The summer hols are upon us. We shall pack our bags (or our hand-luggage if we are travelling with one of the cheapies) and jet away to somewhere warm, where we shall get drunk, have a brief romance, buy a souvenir, punch someone and be sick in a flowerbed. Perhaps we shall look wistfully at a property if there’s a rainy day, or discover to our surprise that the holiday business has become an industry.
Spain is no exception.
Ludicrous newspapers like The Express are always full of stories about why readers shouldn’t be holidaying here for one reason or another: whether it’s a limit to six drinks a day in the all-inclusive hotel, the ignominy of having to queue in the Non-EU line at the airport or the bar-staff that can’t understand you when you ask for a bacon sarnie.
The Spanish probably couldn’t care less what The Express thinks, short of a few small hoteliers who are worried that anyone is going to change their mind because of some inflammatory article about Etias visas and decide to stay for two weeks in Southend instead.
Meanwhile, Easyjet and other airlines cancel large numbers of flights from the UK for some reason or other. More queues, more anger, less time around the pool.
There are several issues of slightly more weight that worry the Brit tourist, such as the 90 / 180 day deal in the Schengen Zone, and the agony of whether a resident can use a British driving licence (both subjects sublimely ignoring the self-inflicted punch of Brexit).
Some of Spain’s destinations are crashing out of the tourist stakes – such as La Manga, which overlooks the Mar Menor: now a dying lagoon. Under extreme threat too from illegal wells is El Parque Nacional de Doñana in Cádiz.

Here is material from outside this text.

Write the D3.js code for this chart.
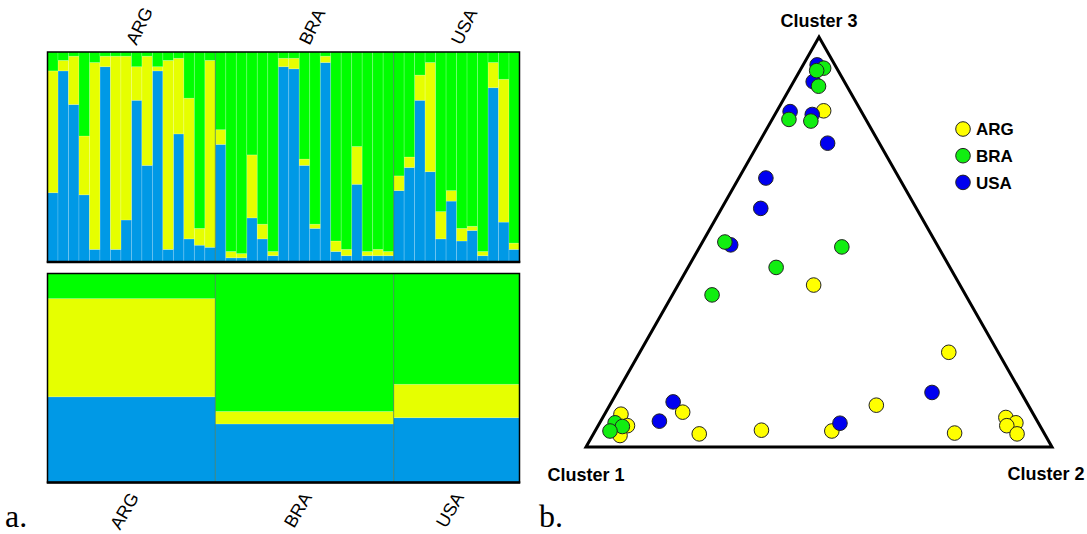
<!DOCTYPE html>
<html lang="en">
<head>
    <meta charset="utf-8">
    <title>Structure barplots and ternary plot</title>
    <script src="https://d3js.org/d3.v7.min.js"></script>
    <style>
        body{
            margin: 0;
            background: #fff;
        }
        text.pop{
            font-family: "Liberation Sans", Arial, sans-serif;
            font-size: 18px;
            fill: #000;
        }
        text.panel{
            font-family: "Liberation Serif", "Times New Roman", serif;
            font-size: 32px;
            fill: #000;
        }
        text.cluster{
            font-family: "Liberation Sans", Arial, sans-serif;
            font-weight: bold;
            font-size: 18px;
            fill: #000;
        }
        text.legend{
            font-family: "Liberation Sans", Arial, sans-serif;
            font-weight: bold;
            font-size: 17px;
            fill: #000;
        }
    </style>
</head>
<body>
    <div id="my_dataviz"></div>
    <script>

    // population names and cluster names
    var popNames = ["ARG", "BRA", "USA"]
    var clusterNames = ["Cluster 1", "Cluster 2", "Cluster 3"]

    // individual memberships: [blue, yellow, green]
    var argInd = [[0.33,0.58,0.09],[0.91,0.05,0.04],[0.75,0.23,0.02],[0.32,0.28,0.40],[0.06,0.89,0.05],
                  [0.93,0.05,0.02],[0.06,0.92,0.02],[0.20,0.78,0.02],[0.77,0.16,0.07],[0.46,0.52,0.02],
                  [0.91,0.02,0.07],[0.06,0.90,0.04],[0.61,0.36,0.03],[0.11,0.67,0.22],[0.08,0.08,0.84],
                  [0.07,0.89,0.04]]
    var braInd = [[0.56,0.07,0.37],[0.02,0.03,0.95],[0.02,0.02,0.96],[0.21,0.30,0.49],[0.11,0.07,0.82],
                  [0.03,0.02,0.95],[0.93,0.04,0.03],[0.92,0.05,0.03],[0.46,0.03,0.51],[0.16,0.02,0.82],
                  [0.95,0.03,0.02],[0.05,0.05,0.90],[0.03,0.03,0.94],[0.37,0.18,0.45],[0.03,0.02,0.95],
                  [0.03,0.03,0.94],[0.03,0.02,0.95]]
    var usaInd = [[0.34,0.07,0.59],[0.45,0.05,0.50],[0.77,0.12,0.11],[0.43,0.52,0.05],[0.11,0.13,0.76],
                  [0.29,0.05,0.66],[0.10,0.06,0.84],[0.15,0.02,0.83],[0.03,0.02,0.95],[0.83,0.12,0.05],
                  [0.19,0.68,0.13],[0.06,0.03,0.91]]

    // population averages: [blue, yellow, green]
    var popMeans = [[0.41,0.47,0.12],[0.28,0.06,0.66],[0.31,0.16,0.53]]

    // ternary coordinates: [cluster 1, cluster 2, cluster 3]
    var argTri = [[0.080,0.100,0.820],[0.314,0.291,0.395],[0.885,0.035,0.080],[0.885,0.063,0.052],
                  [0.913,0.059,0.028],[0.750,0.165,0.085],[0.741,0.227,0.032],[0.603,0.356,0.041],
                  [0.453,0.508,0.039],[0.326,0.572,0.102],[0.106,0.663,0.231],[0.192,0.774,0.034],
                  [0.063,0.865,0.072],[0.048,0.893,0.059],[0.071,0.877,0.052],[0.059,0.909,0.032]]
    var usaTri = [[0.038,0.030,0.932],[0.067,0.042,0.891],[0.153,0.029,0.818],[0.109,0.080,0.811],
                  [0.111,0.148,0.741],[0.286,0.058,0.656],[0.334,0.084,0.582],[0.443,0.064,0.493],
                  [0.811,0.126,0.063],[0.758,0.132,0.110],[0.426,0.516,0.058],[0.191,0.676,0.133]]
    var braTri = [[0.028,0.048,0.924],[0.046,0.036,0.918],[0.061,0.059,0.880],[0.165,0.036,0.799],
                  [0.120,0.085,0.795],[0.452,0.048,0.500],[0.207,0.305,0.488],[0.373,0.189,0.438],
                  [0.544,0.085,0.371],[0.908,0.033,0.059],[0.897,0.053,0.050],[0.929,0.032,0.039]]

    var barColors = ["#0099e6", "#e6ff00", "#00ff00"]
    var popColors = {ARG: "#ffff00", BRA: "#11ee11", USA: "#0000f0"}

    var width = 1087
    var height = 534

    var svg = d3.select("#my_dataviz")
      .append("svg")
        .attr("width", width)
        .attr("height", height)

    // ---------- a. individual barplot ----------
    var groups = [argInd, braInd, usaInd]
    var individuals = []
    groups.forEach(function(g, gi){
        g.forEach(function(q, i){
            individuals.push({id: popNames[gi] + i, pop: popNames[gi], k0: q[0], k1: q[1], k2: q[2]})
        })
    })

    var left = 47.5, right = 519.5
    var x = d3.scaleBand()
        .domain(individuals.map(d => d.id))
        .range([left, right])
        .padding(0)

    var yTop = d3.scaleLinear().domain([0, 1]).range([262, 52])
    var yBot = d3.scaleLinear().domain([0, 1]).range([482.5, 273.5])

    var stack = d3.stack().keys(["k0", "k1", "k2"])
    var series = stack(individuals)

    var topG = svg.append("g")
    topG.selectAll("g.layer")
      .data(series)
      .enter()
      .append("g")
        .attr("fill", (d, i) => barColors[i])
      .selectAll("rect")
      .data(d => d)
      .enter()
      .append("rect")
        .attr("x", d => x(d.data.id))
        .attr("width", x.bandwidth())
        .attr("y", d => yTop(d[1]))
        .attr("height", d => yTop(d[0]) - yTop(d[1]))
        .attr("stroke", "#ffffff")
        .attr("stroke-opacity", 0.22)
        .attr("stroke-width", 0.8)

    // population boundaries (cumulative counts)
    var counts = groups.map(g => g.length)
    var cum = [0]
    counts.forEach(c => cum.push(cum[cum.length - 1] + c))
    var xPop = d3.scaleLinear().domain([0, individuals.length]).range([left, right])

    // ---------- a. population barplot ----------
    var popData = popNames.map(function(p, i){
        return {pop: p, start: cum[i], end: cum[i + 1], k0: popMeans[i][0], k1: popMeans[i][1], k2: popMeans[i][2]}
    })
    var popSeries = stack(popData)

    var botG = svg.append("g")
    botG.selectAll("g.layer")
      .data(popSeries)
      .enter()
      .append("g")
        .attr("fill", (d, i) => barColors[i])
      .selectAll("rect")
      .data(d => d)
      .enter()
      .append("rect")
        .attr("x", d => xPop(d.data.start))
        .attr("width", d => xPop(d.data.end) - xPop(d.data.start))
        .attr("y", d => yBot(d[1]))
        .attr("height", d => yBot(d[0]) - yBot(d[1]))
        .attr("stroke", "#ffffff")
        .attr("stroke-opacity", 0.2)
        .attr("stroke-width", 0.8)

    // darker lines between populations
    ;[yTop, yBot].forEach(function(ys){
        svg.append("g")
          .selectAll("line")
          .data(cum.slice(1, -1))
          .enter()
          .append("line")
            .attr("x1", d => xPop(d)).attr("x2", d => xPop(d))
            .attr("y1", ys(1)).attr("y2", ys(0))
            .attr("stroke", "#1d5a3a")
            .attr("stroke-opacity", 0.6)
            .attr("stroke-width", 1)

        // frame
        svg.append("rect")
            .attr("x", left).attr("y", ys(1))
            .attr("width", right - left).attr("height", ys(0) - ys(1))
            .attr("fill", "none")
            .attr("stroke", "#000")
            .attr("stroke-width", 1.5)
        svg.append("line")
            .attr("x1", left - 0.75).attr("x2", right + 0.75)
            .attr("y1", ys(0)).attr("y2", ys(0))
            .attr("stroke", "#000")
            .attr("stroke-width", 2.5)
    })

    // population labels, top and bottom
    svg.append("g")
      .selectAll("text")
      .data(popData)
      .enter()
      .append("text")
        .attr("class", "pop")
        .attr("transform", d => "translate(" + ((xPop(d.start) + xPop(d.end)) / 2 + 5) + ",46) rotate(-64)")
        .text(d => d.pop)

    svg.append("g")
      .selectAll("text")
      .data(popData)
      .enter()
      .append("text")
        .attr("class", "pop")
        .attr("text-anchor", "end")
        .attr("transform", d => "translate(" + ((xPop(d.start) + xPop(d.end)) / 2 + 8) + ",497) rotate(-60)")
        .text(d => d.pop)

    // ---------- b. ternary plot ----------
    var tx = d3.scaleLinear().domain([0, 1]).range([586, 1052])
    var ty = d3.scaleLinear().domain([0, 1]).range([447, 37])

    function project(q){
        var s = q[0] + q[1] + q[2]
        return [tx((q[1] + q[2] * 0.5) / s), ty(q[2] / s)]
    }

    var corners = [[1, 0, 0], [0, 1, 0], [0, 0, 1]].map(project)

    svg.append("path")
        .attr("d", d3.line()(corners) + "Z")
        .attr("fill", "none")
        .attr("stroke", "#000")
        .attr("stroke-width", 3)
        .attr("stroke-linejoin", "miter")

    var points = []
    argTri.forEach(q => points.push({pop: "ARG", q: q}))
    usaTri.forEach(q => points.push({pop: "USA", q: q}))
    braTri.forEach(q => points.push({pop: "BRA", q: q}))

    svg.append("g")
      .selectAll("circle")
      .data(points)
      .enter()
      .append("circle")
        .attr("cx", d => project(d.q)[0])
        .attr("cy", d => project(d.q)[1])
        .attr("r", 7.3)
        .attr("fill", d => popColors[d.pop])
        .attr("stroke", "#222")
        .attr("stroke-width", 1)

    // corner labels
    var labelPos = [[corners[0][0], 481], [corners[1][0] - 6, 480], [corners[2][0], 27]]
    svg.append("g")
      .selectAll("text")
      .data(clusterNames)
      .enter()
      .append("text")
        .attr("class", "cluster")
        .attr("text-anchor", "middle")
        .attr("x", (d, i) => labelPos[i][0])
        .attr("y", (d, i) => labelPos[i][1])
        .text(d => d)

    // legend
    var legend = svg.append("g")
        .attr("transform", "translate(963,129)")
    var item = legend.selectAll("g")
      .data(popNames)
      .enter()
      .append("g")
        .attr("transform", (d, i) => "translate(0," + (i * 26.7) + ")")
    item.append("circle")
        .attr("r", 7.3)
        .attr("fill", d => popColors[d])
        .attr("stroke", "#222")
        .attr("stroke-width", 1)
    item.append("text")
        .attr("class", "legend")
        .attr("x", 13)
        .attr("dy", "0.36em")
        .text(d => d)

    // panel letters
    svg.append("text").attr("class", "panel").attr("x", 5).attr("y", 527).text("a.")
    svg.append("text").attr("class", "panel").attr("x", 539).attr("y", 527).text("b.")

    </script>
</body>
</html>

So, tourism changes: it diversifies and it evolves. Now we read that the second kind of tourism, what might be called city-visitors – is facing a crisis as China considers halting all Chinese holidays abroad. They may not be much for bucket and spade tourism, but they do appreciate a flying visit to Madrid, Granada and Barcelona to see the sights.
Better news comes from Germany, where the travel agencies are mooting the idea of sending their senior citizens en masse to Spain for the winter months to save on energy (a sensitive topic in Germany at the moment). If Spain tuned in, they could convert some of their abandoned villages into merry North European retirement centres (and get funding to pay for it).